Upending Fair

Posted by Margaret Manning on August 1, 2017
Topic: A Slice of Infinity

I do not know of many races or sporting competitions in which the last person across the finish line comes in first place. Certainly, getting the lowest time often means the winning performance. But to come in last place means to come in last. For all of us who were picked last for various athletic events in school, how whimsical it would have been if being chosen last was a position of honor! Of course, I could very easily see how unfair it would seem if those with the best athletic ability, those who had trained the longest, worked the hardest, and had come in first place did not receive the honor due that effort. The last being first can be very bad or very good depending upon where one stands.

Jesus once told a story that upends expectations for those who perennially find themselves as last or first. A landowner hires laborers to work in his vineyard. They are hired throughout the work day and all the workers agree to the wage of a denarius for a day’s work. The enigmatic and exceptional punch line to this story occurs when those who are hired at the very end of the day—in the last hour—are paid the same wage as those who worked all day long. The long-suffering laborers cry out, “These last men have worked only one hour, and you have made them equal to us who have borne the burden and the scorching heat of the day.” Those workers that were hired first are not paid any additional wage. The first are not first, in this story. Instead, the landowner replies with a radical reversal: The last shall be first, and the first last.

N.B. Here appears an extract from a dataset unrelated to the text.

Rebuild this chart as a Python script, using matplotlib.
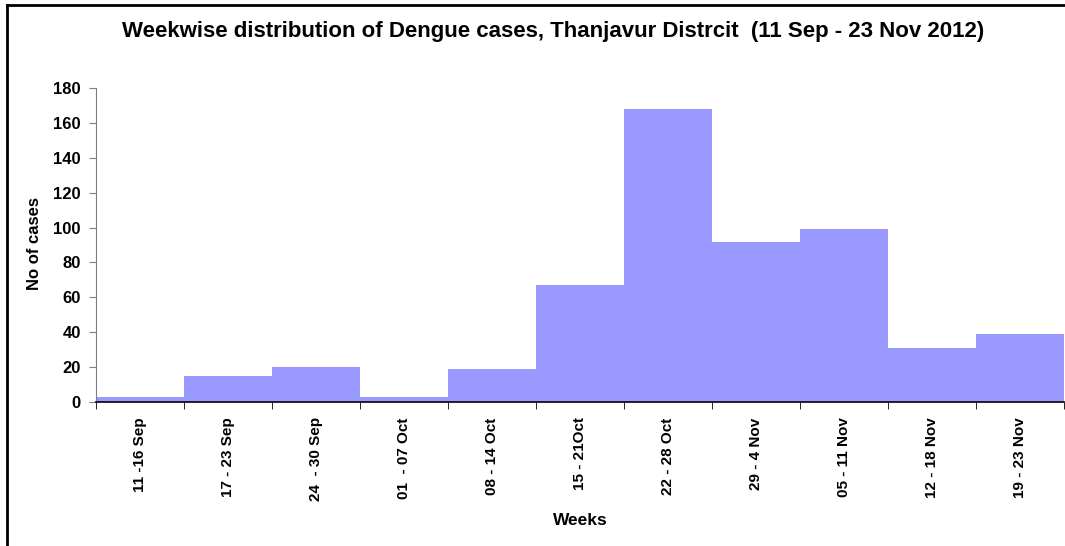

Not only is the conclusion to this story exceptional and enigmatic, it also seems wholly unfair. For how could those who worked so little be paid the full day’s wage? Yet, this upending of any sense of fairness is a recurring theme in other stories of Jesus as well. Indeed, the familiar parable of the prodigal son functions in a similar manner and upsets our sense of what is fair and right, just as in the parable of the laborers. A careful reading presents an extravagant display of grace towards all wayward sons and daughters, even as it illuminates a human frugality with grace.

James Tissot, Le Retour de L’enfant Prodigue (The Return of the Prodigal Son), gouache and paper, 1886-1896.

Jesus presented this story as a crowd of tax-collectors, sinners, and religious leaders gathered around him. All who listened had a vested interest in what Jesus might say. Some hoped for grace, while others clamored for judgment. “A certain man had two sons,” Jesus begins. The younger of the man’s two sons insists on having his share of the inheritance, which the father grants though the request violated the Jewish custom that allotted a third of the inheritance to the youngest son upon the death of the father.(1) With wasteful extravagance, the son squanders this inheritance and finds himself desperately poor, living among pigs, ravenous for the pods on which they feed. “But when he came to his senses” the text tells us, he reasons that even his father’s hired men have plenty to eat. Hoping to be accepted as a mere slave, he makes his way home. And while he was still a long way off, his father saw him, and felt compassion for him, and ran and embraced him.

The religiously faithful (i.e., first in faithfulness) in the crowd might have gasped at this statement. How could the father extend such grace towards a son so wasteful and wanton? Yet, this father is the true prodigal, extending grace in an extravagant way. His prodigal heart compels him to keep looking for his son—he saw him while he was still a long way off. And despite being disowned by his son, the father feels compassion for him. With wasteful abandon, he runs to his son to embrace him and welcome him home. The father orders a grand party for this son who has been found, “who was dead and has begun to live.”

The older brother in Jesus’s story provocatively gives voice to a deep sense of outrage.(1) In many ways, his complaint intones the same complaint of the laborers in the vineyard. “For so many years, I have been serving you and I have never neglected a command of your… But when this son of yours came, who has devoured your wealth with harlots; you killed the fattened calf for him.” We can hear the implicit cry, “It’s not fair!” The text then tells us that the older son was not willing to join the celebration. He will not hear the entreaty of his gracious father both to come into the celebration and to recognize that “all that is mine is yours.” Here again, the last shall be first, and the first last and all expectations of fairness or of getting one’s rightful due are upended.

While not vague in their detail or content, these two parables of Jesus are both exceptional and enigmatic. If we are honest, they disrupt our sense of righteousness and our sense of fairness. Both portraits of the prodigal father and of the landowner present a radical reversal. God lavishes grace freely on those many deem the last or the least deserving. But perhaps the exceptional and enigmatic aspects of these parables are felt most keenly by those who fail to recognize their need of grace. For all who see themselves least, last, or lost from the grace extended by the gracious God depicted in these stories, we may yet find ourselves in that honored place of the presence of God.


Margaret Manning Shull is a member of the speaking and writing team at Ravi Zacharias International Ministries in Bellingham, Washington.

 

(1) Fred Craddock, Interpretation: A Bible Commentary for Teaching and Preaching (Louisville: John Knox Press, 1990), 187.